Below are entries. Give back exactly the lines from the one containing "Generate a Python" through the one containing "2, 1, 2, 2, 1]", inclusive, without the pictures.

## Begin

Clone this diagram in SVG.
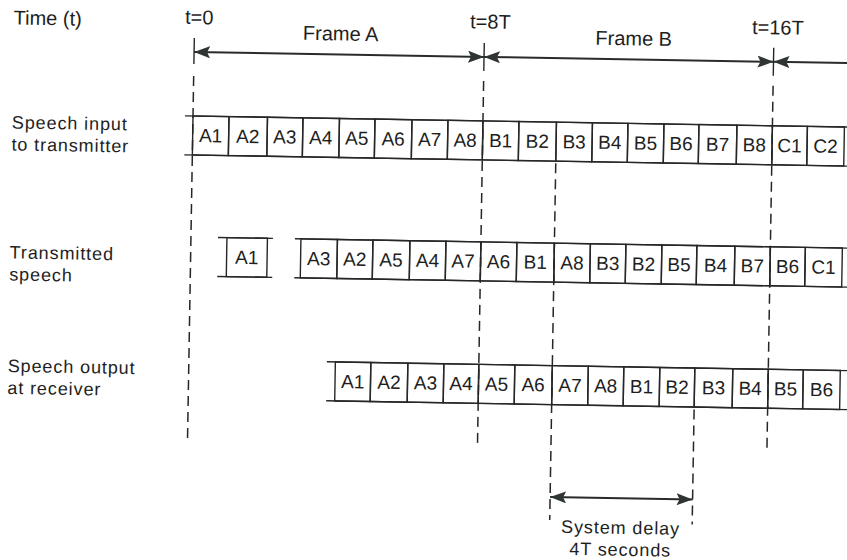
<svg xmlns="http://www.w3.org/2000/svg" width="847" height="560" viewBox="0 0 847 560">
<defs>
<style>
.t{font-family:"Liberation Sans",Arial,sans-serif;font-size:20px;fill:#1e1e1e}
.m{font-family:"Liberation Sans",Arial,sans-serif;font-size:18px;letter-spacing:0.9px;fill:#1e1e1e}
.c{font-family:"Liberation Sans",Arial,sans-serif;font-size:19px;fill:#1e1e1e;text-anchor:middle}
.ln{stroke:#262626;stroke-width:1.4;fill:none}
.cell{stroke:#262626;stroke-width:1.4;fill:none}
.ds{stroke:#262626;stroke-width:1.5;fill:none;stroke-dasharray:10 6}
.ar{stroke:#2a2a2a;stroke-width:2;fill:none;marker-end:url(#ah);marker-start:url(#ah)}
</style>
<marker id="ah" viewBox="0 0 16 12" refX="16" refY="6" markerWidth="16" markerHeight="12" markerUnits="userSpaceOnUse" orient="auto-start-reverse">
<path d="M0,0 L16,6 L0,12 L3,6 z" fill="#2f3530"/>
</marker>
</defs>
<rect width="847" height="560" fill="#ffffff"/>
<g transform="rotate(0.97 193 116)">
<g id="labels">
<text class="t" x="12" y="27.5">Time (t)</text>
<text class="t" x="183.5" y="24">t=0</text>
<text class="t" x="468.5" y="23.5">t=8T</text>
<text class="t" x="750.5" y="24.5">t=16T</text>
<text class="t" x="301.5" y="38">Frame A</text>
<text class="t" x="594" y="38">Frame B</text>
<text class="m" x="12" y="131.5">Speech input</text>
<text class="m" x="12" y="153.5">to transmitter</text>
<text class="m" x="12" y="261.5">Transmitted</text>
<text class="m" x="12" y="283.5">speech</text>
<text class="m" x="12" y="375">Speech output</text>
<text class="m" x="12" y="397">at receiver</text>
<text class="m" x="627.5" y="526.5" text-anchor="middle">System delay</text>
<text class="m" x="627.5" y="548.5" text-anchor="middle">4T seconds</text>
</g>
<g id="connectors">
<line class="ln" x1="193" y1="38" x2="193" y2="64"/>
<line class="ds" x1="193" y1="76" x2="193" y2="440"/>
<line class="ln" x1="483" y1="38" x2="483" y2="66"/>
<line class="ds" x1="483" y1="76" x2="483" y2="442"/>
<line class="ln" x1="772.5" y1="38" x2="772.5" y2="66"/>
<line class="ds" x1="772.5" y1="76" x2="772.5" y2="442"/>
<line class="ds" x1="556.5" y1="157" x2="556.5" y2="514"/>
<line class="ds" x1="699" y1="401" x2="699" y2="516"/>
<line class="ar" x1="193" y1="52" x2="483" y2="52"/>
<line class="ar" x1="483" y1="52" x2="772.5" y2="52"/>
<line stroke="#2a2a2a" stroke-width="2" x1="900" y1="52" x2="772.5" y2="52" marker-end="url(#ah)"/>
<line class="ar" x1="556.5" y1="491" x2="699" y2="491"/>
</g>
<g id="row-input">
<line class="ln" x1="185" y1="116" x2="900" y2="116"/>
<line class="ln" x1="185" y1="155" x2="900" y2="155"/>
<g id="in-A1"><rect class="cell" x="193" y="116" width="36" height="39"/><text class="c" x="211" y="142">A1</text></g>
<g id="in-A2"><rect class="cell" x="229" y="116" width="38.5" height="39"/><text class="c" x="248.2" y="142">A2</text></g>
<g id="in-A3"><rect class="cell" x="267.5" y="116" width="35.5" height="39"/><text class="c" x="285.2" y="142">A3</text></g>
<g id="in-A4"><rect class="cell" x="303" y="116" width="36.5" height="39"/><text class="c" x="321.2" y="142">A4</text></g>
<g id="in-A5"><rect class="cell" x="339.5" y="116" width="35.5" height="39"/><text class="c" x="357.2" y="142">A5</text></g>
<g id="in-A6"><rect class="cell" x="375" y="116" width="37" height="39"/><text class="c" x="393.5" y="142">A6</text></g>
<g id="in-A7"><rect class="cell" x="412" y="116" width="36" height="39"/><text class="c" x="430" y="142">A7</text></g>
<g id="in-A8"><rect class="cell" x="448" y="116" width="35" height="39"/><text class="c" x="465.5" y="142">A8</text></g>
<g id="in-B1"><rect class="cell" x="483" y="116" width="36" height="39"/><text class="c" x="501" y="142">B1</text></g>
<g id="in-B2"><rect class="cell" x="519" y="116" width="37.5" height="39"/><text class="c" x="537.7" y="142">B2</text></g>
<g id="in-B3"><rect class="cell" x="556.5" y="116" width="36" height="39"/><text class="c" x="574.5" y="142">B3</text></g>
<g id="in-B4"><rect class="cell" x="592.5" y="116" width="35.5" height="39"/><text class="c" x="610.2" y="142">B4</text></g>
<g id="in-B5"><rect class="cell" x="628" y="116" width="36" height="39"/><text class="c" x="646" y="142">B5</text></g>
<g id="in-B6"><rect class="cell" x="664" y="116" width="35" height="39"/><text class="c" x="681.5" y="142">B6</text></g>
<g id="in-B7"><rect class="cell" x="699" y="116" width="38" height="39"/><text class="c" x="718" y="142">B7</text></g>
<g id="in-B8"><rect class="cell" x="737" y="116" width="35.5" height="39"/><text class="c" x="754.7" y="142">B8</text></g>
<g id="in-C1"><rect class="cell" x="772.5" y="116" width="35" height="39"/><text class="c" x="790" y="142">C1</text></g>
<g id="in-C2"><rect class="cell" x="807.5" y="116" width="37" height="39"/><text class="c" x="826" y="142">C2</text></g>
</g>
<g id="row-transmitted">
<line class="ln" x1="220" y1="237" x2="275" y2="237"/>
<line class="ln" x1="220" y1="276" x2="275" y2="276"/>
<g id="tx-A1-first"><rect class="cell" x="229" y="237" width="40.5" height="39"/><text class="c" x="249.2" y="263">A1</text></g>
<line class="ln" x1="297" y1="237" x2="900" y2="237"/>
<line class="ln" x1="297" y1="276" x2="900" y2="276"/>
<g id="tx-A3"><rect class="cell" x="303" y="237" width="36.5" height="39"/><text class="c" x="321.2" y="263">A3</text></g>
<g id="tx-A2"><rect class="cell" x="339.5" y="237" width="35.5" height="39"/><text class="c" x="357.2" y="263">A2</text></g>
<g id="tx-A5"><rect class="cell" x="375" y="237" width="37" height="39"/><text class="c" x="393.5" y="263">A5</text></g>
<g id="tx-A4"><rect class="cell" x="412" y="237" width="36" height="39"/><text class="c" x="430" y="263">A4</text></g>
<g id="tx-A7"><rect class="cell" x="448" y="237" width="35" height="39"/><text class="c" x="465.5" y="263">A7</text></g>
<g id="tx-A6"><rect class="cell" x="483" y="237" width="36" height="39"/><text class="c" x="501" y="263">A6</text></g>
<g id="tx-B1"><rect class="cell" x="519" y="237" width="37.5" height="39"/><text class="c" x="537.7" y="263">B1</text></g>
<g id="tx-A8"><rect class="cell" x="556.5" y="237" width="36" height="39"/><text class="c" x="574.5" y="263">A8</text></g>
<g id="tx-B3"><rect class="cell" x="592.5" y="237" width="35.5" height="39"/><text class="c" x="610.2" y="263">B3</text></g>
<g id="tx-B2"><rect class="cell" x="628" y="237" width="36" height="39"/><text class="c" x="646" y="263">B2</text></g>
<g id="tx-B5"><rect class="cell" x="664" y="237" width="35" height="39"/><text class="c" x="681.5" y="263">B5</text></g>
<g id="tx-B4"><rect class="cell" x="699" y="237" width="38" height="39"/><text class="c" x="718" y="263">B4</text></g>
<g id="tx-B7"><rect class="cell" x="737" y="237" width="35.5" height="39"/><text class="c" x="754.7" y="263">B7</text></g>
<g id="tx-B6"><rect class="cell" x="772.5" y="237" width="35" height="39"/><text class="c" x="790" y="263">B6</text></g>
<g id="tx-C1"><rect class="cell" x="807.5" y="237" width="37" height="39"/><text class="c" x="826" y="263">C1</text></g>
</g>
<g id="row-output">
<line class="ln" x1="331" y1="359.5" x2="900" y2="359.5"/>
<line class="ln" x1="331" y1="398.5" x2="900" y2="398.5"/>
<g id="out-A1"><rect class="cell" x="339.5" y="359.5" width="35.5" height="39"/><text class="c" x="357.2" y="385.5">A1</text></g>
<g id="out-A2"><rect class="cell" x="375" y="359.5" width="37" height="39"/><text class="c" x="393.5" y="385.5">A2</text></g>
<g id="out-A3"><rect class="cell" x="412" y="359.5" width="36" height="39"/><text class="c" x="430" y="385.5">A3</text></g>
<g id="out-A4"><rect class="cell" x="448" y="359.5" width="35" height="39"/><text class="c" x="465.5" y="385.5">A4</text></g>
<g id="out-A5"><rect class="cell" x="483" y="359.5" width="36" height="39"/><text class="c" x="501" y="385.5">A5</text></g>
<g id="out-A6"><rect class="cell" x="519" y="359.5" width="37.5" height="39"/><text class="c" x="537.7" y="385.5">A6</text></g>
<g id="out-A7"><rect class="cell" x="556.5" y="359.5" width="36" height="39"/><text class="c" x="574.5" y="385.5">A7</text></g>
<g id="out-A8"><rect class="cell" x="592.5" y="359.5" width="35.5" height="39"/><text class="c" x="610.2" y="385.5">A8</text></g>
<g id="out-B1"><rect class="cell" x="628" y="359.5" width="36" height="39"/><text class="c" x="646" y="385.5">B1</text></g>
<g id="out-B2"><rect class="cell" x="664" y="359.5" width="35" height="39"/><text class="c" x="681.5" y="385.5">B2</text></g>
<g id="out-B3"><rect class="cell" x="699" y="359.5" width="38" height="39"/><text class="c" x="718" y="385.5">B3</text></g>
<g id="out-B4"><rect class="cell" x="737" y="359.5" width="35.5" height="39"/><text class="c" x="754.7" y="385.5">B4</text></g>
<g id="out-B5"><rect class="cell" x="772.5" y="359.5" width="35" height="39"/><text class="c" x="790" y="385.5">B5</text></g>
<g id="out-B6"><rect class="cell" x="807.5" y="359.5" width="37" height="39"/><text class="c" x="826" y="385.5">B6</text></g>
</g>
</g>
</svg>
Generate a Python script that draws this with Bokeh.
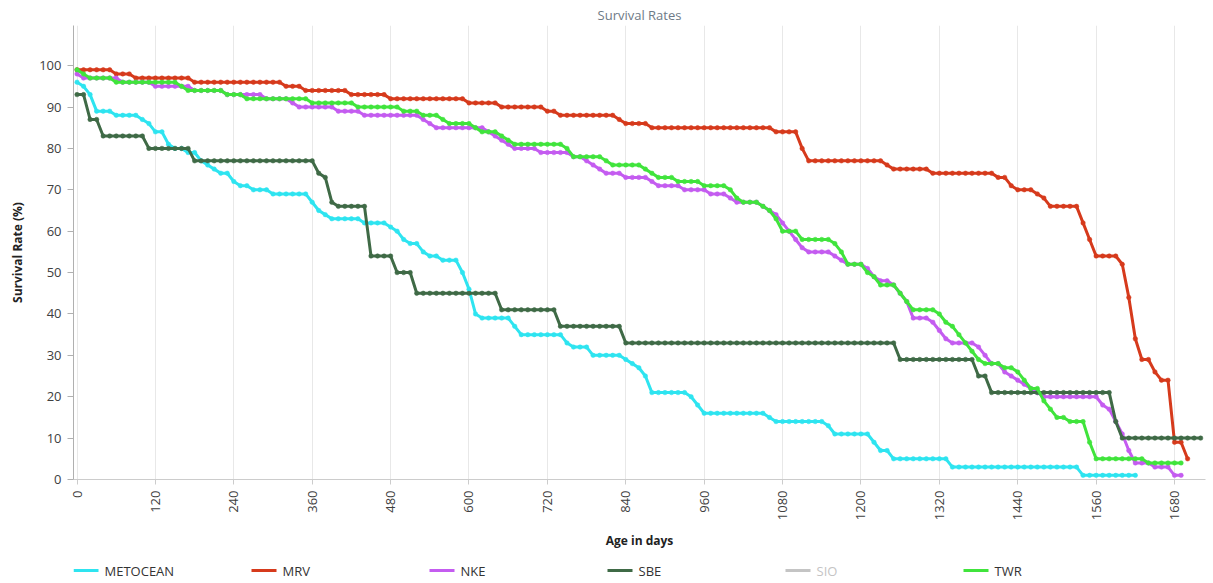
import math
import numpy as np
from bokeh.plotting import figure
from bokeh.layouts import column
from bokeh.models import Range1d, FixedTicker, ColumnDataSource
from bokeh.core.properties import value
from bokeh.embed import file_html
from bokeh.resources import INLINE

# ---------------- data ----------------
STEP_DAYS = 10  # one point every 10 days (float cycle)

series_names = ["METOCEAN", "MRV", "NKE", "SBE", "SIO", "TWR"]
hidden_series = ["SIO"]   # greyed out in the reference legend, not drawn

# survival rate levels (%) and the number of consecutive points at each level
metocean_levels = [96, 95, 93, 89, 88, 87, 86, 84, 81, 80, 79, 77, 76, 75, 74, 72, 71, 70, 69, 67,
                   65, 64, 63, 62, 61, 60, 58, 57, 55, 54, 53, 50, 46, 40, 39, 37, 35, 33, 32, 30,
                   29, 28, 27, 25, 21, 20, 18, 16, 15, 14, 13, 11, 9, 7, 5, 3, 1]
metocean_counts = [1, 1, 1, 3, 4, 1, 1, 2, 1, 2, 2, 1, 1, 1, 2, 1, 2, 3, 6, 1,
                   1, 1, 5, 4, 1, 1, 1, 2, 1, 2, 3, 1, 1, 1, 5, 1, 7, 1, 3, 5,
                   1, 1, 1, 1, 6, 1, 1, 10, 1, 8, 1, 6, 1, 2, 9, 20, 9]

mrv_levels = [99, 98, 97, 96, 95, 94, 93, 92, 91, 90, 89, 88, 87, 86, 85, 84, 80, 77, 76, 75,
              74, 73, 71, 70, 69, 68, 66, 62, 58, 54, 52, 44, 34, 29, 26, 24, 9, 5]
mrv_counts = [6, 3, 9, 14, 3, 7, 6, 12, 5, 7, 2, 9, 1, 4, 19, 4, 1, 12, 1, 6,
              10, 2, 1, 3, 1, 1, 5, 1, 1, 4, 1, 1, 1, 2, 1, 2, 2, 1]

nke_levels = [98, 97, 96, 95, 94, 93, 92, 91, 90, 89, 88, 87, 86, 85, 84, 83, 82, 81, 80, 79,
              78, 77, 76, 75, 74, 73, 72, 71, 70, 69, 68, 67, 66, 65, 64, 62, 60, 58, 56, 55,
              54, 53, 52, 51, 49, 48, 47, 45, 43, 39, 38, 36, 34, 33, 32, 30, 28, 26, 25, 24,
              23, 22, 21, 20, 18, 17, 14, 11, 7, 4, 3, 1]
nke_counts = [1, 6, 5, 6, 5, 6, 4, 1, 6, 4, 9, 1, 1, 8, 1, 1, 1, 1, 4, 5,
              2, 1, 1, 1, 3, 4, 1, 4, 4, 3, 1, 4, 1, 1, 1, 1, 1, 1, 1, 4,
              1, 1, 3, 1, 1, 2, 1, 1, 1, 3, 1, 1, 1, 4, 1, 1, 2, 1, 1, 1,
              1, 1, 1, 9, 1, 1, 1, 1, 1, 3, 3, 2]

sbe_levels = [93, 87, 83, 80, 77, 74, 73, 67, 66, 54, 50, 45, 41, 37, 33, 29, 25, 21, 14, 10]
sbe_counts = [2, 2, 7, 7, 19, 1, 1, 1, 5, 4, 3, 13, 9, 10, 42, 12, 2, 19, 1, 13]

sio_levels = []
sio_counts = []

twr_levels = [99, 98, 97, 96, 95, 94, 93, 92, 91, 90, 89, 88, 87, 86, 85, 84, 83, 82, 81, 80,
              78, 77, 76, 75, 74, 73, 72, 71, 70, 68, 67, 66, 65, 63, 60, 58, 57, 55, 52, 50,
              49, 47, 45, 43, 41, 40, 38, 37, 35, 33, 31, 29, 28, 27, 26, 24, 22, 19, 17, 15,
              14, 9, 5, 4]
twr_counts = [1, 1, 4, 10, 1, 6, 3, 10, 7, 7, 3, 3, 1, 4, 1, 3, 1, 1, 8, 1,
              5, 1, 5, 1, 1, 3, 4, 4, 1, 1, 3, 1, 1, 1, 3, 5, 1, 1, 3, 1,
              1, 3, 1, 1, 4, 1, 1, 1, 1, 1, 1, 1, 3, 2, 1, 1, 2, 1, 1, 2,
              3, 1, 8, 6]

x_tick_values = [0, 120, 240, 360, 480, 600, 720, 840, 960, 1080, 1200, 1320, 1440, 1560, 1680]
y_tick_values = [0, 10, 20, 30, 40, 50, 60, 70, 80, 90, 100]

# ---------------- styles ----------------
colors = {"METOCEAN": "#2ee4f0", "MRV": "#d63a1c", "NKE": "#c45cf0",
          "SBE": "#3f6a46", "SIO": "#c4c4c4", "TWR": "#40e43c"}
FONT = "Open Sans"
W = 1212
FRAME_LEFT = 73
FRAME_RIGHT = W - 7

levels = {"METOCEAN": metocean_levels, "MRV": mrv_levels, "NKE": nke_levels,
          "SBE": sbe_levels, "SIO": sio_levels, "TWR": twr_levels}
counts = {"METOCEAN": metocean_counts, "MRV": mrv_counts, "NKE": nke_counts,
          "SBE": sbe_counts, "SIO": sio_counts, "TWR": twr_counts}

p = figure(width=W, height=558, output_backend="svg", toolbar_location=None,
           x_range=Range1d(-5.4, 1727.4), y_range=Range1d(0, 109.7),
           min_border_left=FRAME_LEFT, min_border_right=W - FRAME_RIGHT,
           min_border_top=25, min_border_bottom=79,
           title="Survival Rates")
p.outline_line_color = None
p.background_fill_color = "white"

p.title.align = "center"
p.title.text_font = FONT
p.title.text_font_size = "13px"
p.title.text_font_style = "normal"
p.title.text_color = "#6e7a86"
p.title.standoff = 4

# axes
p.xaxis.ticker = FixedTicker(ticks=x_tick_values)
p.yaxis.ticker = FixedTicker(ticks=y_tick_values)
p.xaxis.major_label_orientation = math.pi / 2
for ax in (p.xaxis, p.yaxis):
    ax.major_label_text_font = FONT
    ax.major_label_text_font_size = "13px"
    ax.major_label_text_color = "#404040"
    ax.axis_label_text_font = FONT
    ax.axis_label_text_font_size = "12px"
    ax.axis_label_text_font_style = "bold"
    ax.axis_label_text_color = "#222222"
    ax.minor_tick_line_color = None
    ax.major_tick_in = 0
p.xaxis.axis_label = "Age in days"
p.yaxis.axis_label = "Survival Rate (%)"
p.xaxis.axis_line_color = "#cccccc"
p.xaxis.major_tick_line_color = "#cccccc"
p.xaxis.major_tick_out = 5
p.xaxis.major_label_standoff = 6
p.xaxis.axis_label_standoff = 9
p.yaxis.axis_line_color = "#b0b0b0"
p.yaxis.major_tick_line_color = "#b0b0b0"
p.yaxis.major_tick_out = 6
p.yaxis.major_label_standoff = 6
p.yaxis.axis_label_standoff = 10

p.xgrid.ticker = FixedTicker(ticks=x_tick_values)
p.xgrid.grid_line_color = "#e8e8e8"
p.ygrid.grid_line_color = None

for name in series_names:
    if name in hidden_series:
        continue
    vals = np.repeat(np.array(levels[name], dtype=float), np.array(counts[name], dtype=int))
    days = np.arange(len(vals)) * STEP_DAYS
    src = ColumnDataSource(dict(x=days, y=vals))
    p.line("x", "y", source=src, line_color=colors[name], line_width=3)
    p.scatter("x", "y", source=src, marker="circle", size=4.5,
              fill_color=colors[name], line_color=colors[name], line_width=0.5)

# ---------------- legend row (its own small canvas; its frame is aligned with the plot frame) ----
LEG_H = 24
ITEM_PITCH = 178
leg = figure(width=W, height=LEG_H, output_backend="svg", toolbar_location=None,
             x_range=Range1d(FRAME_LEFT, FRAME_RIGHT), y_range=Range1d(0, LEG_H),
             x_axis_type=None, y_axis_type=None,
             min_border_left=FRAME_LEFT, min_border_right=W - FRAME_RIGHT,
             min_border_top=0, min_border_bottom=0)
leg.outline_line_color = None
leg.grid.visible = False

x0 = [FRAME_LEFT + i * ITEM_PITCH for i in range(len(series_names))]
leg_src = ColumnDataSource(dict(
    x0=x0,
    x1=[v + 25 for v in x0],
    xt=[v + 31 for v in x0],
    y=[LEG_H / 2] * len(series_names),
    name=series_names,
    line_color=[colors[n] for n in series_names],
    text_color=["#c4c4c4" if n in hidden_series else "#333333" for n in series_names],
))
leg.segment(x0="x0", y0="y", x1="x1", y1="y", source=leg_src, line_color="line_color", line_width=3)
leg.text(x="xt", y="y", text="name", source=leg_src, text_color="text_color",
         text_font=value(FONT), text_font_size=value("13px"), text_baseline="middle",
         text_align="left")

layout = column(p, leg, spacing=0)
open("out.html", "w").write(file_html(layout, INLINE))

## End

(RESULT)
Generate a Python script that draws this with Bokeh.
import math
import numpy as np
from bokeh.plotting import figure
from bokeh.layouts import column
from bokeh.models import Range1d, FixedTicker, ColumnDataSource
from bokeh.core.properties import value
from bokeh.embed import file_html
from bokeh.resources import INLINE

# ---------------- data ----------------
STEP_DAYS = 10  # one point every 10 days (float cycle)

series_names = ["METOCEAN", "MRV", "NKE", "SBE", "SIO", "TWR"]
hidden_series = ["SIO"]   # greyed out in the reference legend, not drawn

# survival rate levels (%) and the number of consecutive points at each level
metocean_levels = [96, 95, 93, 89, 88, 87, 86, 84, 81, 80, 79, 77, 76, 75, 74, 72, 71, 70, 69, 67,
                   65, 64, 63, 62, 61, 60, 58, 57, 55, 54, 53, 50, 46, 40, 39, 37, 35, 33, 32, 30,
                   29, 28, 27, 25, 21, 20, 18, 16, 15, 14, 13, 11, 9, 7, 5, 3, 1]
metocean_counts = [1, 1, 1, 3, 4, 1, 1, 2, 1, 2, 2, 1, 1, 1, 2, 1, 2, 3, 6, 1,
                   1, 1, 5, 4, 1, 1, 1, 2, 1, 2, 3, 1, 1, 1, 5, 1, 7, 1, 3, 5,
                   1, 1, 1, 1, 6, 1, 1, 10, 1, 8, 1, 6, 1, 2, 9, 20, 9]

mrv_levels = [99, 98, 97, 96, 95, 94, 93, 92, 91, 90, 89, 88, 87, 86, 85, 84, 80, 77, 76, 75,
              74, 73, 71, 70, 69, 68, 66, 62, 58, 54, 52, 44, 34, 29, 26, 24, 9, 5]
mrv_counts = [6, 3, 9, 14, 3, 7, 6, 12, 5, 7, 2, 9, 1, 4, 19, 4, 1, 12, 1, 6,
              10, 2, 1, 3, 1, 1, 5, 1, 1, 4, 1, 1, 1, 2, 1, 2, 2, 1]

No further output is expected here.